The gene knockout technology for the analysis of learning and memory, and neural development

Publisher Summary Using the gene knockout technology, this chapter presents an analysis of learning and memory, and neural development. It investigates the molecular substrates of synaptic plasticity by producing mice that lack the γ isoform of Ca 2+ /phospholipid-dependent-protein kinase (PKCγ) using the embryonic stem (ES) cell gene targeting technology. PKC constitutes a family of isoenzymes involved in signal transduction pathways in diverse systems.
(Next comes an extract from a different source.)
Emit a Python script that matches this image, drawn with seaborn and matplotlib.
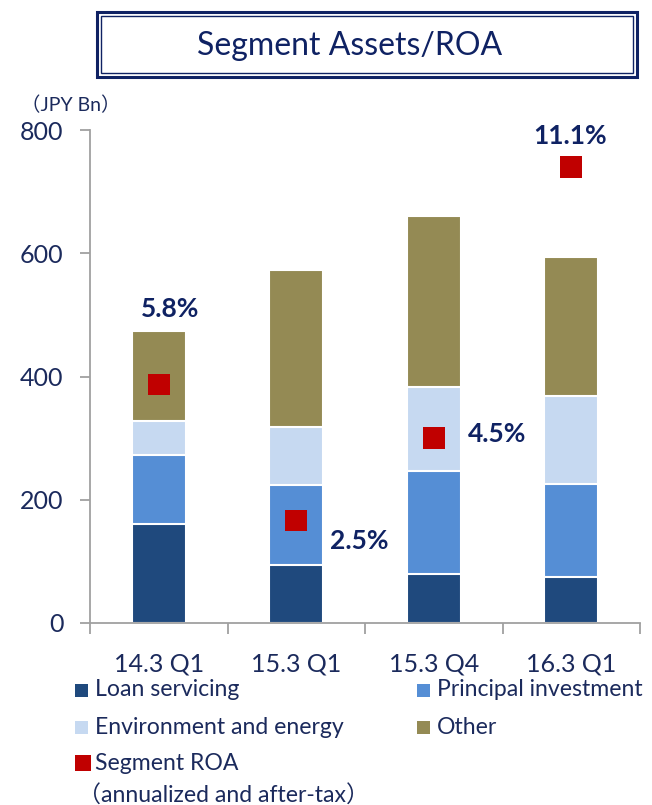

This enzyme was chosen for the study reviewed in the chapter because pharmacological studies have repeatedly implicated PKC as playing a role in long-term potentiation (LTP). To re-examine the role of N -methyl-D-aspartate (NMDA) receptor (NMDAR)-mediated activity in the establishment of neural patterns in the whisker-to-barrel system, reverse genetics is used to selectively “knock out” the NMDAR1 subunit of the NMDA receptor. The results from this examination show that in the knockout animals, although central targeting and topographic projection of trigeminal afferent appear to be normal and postsynaptic neurons are responsive to the stimulation of primary trigeminal afferent, whisker-specific neural patterns fail to develop in the absence of the NMDA receptor.